_TO BE DONE_
Set the lines down again exactly, first line through the line that contains "const y0 = y(0);", with no pictures.

══ RECORD EXCERPTS

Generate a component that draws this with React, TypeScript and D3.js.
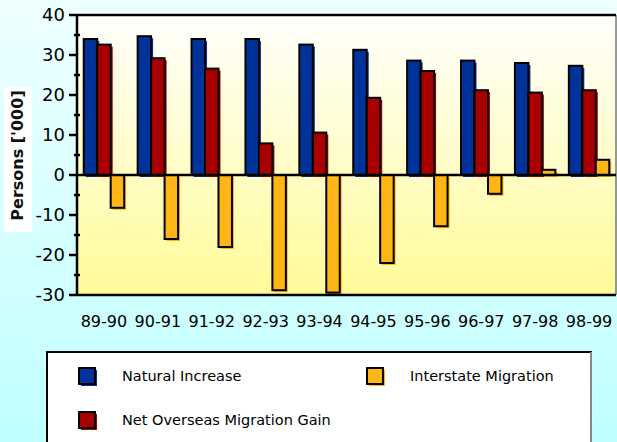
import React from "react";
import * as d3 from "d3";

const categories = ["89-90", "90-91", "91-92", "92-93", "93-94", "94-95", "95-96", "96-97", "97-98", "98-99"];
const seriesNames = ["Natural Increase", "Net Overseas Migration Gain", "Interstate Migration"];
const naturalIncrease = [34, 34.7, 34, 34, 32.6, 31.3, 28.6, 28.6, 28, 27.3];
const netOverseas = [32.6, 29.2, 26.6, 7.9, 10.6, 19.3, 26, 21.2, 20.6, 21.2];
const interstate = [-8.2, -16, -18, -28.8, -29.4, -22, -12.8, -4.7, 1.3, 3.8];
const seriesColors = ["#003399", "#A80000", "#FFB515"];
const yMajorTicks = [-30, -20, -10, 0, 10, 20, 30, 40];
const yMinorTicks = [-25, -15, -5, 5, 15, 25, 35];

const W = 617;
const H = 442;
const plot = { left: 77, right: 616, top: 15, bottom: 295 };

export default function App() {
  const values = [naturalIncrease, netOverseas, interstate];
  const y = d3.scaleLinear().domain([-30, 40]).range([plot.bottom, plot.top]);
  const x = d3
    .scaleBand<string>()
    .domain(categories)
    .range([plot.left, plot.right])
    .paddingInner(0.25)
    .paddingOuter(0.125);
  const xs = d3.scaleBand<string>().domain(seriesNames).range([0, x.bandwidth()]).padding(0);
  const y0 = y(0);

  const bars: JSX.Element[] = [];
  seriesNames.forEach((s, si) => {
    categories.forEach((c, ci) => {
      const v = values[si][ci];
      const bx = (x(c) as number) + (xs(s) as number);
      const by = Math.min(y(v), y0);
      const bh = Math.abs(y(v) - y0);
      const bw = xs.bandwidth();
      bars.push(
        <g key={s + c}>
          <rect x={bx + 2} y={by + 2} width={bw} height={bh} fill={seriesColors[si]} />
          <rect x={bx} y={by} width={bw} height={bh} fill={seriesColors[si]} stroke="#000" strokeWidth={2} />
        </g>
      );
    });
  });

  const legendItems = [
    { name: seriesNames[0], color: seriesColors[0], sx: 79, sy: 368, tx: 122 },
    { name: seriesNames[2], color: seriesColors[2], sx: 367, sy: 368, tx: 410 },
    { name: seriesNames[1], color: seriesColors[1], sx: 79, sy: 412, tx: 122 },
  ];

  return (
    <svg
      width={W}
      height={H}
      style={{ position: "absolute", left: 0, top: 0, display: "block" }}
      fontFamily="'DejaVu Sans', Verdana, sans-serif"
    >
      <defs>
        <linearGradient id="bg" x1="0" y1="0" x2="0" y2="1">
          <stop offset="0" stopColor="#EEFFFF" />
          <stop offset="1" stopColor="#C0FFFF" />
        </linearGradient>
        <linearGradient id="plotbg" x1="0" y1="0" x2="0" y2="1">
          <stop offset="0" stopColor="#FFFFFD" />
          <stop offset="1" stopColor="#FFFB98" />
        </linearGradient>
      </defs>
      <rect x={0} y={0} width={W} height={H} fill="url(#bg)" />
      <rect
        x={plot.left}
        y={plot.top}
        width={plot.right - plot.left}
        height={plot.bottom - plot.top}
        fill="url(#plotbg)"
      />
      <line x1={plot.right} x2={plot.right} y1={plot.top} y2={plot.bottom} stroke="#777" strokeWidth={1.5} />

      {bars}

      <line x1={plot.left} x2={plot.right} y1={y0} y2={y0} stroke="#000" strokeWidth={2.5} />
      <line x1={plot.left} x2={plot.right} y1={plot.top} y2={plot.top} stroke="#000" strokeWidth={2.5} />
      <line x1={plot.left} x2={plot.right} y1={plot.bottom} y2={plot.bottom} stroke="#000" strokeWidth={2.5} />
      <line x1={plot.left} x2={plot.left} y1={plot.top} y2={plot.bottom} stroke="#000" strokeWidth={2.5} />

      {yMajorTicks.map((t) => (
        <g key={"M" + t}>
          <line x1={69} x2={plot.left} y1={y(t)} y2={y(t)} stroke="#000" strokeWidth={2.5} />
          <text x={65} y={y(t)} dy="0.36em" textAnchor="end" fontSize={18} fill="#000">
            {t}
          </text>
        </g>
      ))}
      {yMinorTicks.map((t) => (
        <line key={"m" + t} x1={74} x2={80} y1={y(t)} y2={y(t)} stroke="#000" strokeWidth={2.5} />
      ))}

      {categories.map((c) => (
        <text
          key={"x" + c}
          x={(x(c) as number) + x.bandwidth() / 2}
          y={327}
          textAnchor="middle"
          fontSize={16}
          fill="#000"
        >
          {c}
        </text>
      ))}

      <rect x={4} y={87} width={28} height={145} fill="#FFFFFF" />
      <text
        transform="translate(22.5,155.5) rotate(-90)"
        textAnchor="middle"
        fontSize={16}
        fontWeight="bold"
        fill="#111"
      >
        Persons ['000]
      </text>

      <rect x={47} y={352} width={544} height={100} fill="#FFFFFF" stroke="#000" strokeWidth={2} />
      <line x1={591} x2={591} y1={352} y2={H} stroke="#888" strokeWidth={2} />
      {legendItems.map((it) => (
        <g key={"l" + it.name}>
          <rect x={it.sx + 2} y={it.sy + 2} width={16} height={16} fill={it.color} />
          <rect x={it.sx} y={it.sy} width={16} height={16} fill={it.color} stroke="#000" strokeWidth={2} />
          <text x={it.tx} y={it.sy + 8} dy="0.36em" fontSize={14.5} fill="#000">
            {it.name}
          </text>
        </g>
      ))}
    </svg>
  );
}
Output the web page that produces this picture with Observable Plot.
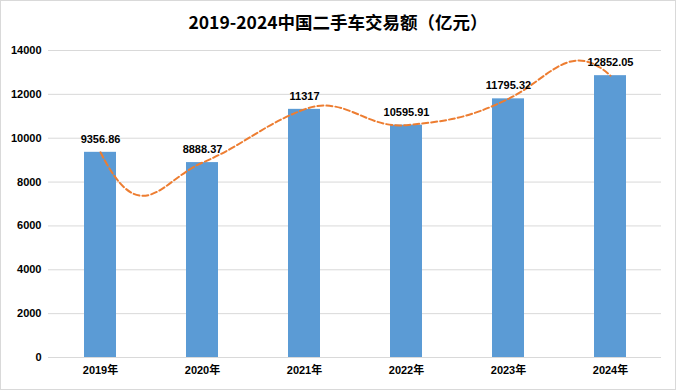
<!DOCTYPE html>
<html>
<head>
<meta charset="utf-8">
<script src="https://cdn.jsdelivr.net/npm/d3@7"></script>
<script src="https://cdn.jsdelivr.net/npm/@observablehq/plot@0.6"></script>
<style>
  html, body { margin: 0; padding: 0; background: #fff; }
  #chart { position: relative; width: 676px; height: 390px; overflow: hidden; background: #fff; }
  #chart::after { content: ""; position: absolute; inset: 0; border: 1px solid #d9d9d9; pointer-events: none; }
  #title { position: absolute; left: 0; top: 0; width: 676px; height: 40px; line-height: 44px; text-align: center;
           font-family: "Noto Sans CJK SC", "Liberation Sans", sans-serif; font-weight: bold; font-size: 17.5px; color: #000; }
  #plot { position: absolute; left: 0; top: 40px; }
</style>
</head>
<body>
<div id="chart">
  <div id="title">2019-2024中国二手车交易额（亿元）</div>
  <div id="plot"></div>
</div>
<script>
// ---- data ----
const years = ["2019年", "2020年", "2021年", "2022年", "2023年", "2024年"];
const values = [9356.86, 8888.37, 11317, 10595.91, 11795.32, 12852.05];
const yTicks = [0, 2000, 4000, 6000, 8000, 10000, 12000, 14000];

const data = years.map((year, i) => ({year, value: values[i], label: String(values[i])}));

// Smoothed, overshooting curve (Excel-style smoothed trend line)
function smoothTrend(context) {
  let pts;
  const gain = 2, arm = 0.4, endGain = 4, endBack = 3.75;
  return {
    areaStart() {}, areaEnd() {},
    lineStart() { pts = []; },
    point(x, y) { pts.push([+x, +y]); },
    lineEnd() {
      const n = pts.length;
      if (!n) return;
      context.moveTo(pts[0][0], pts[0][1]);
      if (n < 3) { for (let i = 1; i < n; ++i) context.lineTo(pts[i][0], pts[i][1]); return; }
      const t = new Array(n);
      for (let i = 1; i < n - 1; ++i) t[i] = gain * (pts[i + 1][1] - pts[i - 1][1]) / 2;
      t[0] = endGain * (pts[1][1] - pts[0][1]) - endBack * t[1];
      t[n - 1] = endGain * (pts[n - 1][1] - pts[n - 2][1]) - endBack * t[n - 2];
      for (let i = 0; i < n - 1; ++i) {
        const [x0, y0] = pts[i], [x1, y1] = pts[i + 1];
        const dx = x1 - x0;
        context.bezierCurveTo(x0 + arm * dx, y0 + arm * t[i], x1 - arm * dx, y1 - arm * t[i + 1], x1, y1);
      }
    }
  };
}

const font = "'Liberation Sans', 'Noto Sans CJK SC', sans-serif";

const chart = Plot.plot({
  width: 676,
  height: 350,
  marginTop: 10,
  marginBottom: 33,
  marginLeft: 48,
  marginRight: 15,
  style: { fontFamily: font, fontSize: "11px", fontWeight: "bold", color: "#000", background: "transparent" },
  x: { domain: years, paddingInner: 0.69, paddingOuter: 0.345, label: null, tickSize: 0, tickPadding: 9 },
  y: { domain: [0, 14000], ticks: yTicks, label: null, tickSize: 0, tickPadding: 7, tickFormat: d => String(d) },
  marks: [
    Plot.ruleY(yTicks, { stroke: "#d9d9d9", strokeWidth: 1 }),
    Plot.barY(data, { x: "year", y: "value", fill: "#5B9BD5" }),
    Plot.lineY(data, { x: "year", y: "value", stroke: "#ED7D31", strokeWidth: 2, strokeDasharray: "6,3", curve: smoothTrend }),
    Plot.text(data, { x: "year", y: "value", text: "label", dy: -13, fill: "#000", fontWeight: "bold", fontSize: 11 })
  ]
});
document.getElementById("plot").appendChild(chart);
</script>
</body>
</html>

════

_ANSWER IN FULL_
Generate a component that draws this with React, TypeScript and D3.js.
import React from "react";
import * as d3 from "d3";

const categories = ["89-90", "90-91", "91-92", "92-93", "93-94", "94-95", "95-96", "96-97", "97-98", "98-99"];
const seriesNames = ["Natural Increase", "Net Overseas Migration Gain", "Interstate Migration"];
const naturalIncrease = [34, 34.7, 34, 34, 32.6, 31.3, 28.6, 28.6, 28, 27.3];
const netOverseas = [32.6, 29.2, 26.6, 7.9, 10.6, 19.3, 26, 21.2, 20.6, 21.2];
const interstate = [-8.2, -16, -18, -28.8, -29.4, -22, -12.8, -4.7, 1.3, 3.8];
const seriesColors = ["#003399", "#A80000", "#FFB515"];
const yMajorTicks = [-30, -20, -10, 0, 10, 20, 30, 40];
const yMinorTicks = [-25, -15, -5, 5, 15, 25, 35];

const W = 617;
const H = 442;
const plot = { left: 77, right: 616, top: 15, bottom: 295 };

export default function App() {
  const values = [naturalIncrease, netOverseas, interstate];
  const y = d3.scaleLinear().domain([-30, 40]).range([plot.bottom, plot.top]);
  const x = d3
    .scaleBand<string>()
    .domain(categories)
    .range([plot.left, plot.right])
    .paddingInner(0.25)
    .paddingOuter(0.125);
  const xs = d3.scaleBand<string>().domain(seriesNames).range([0, x.bandwidth()]).padding(0);
  const y0 = y(0);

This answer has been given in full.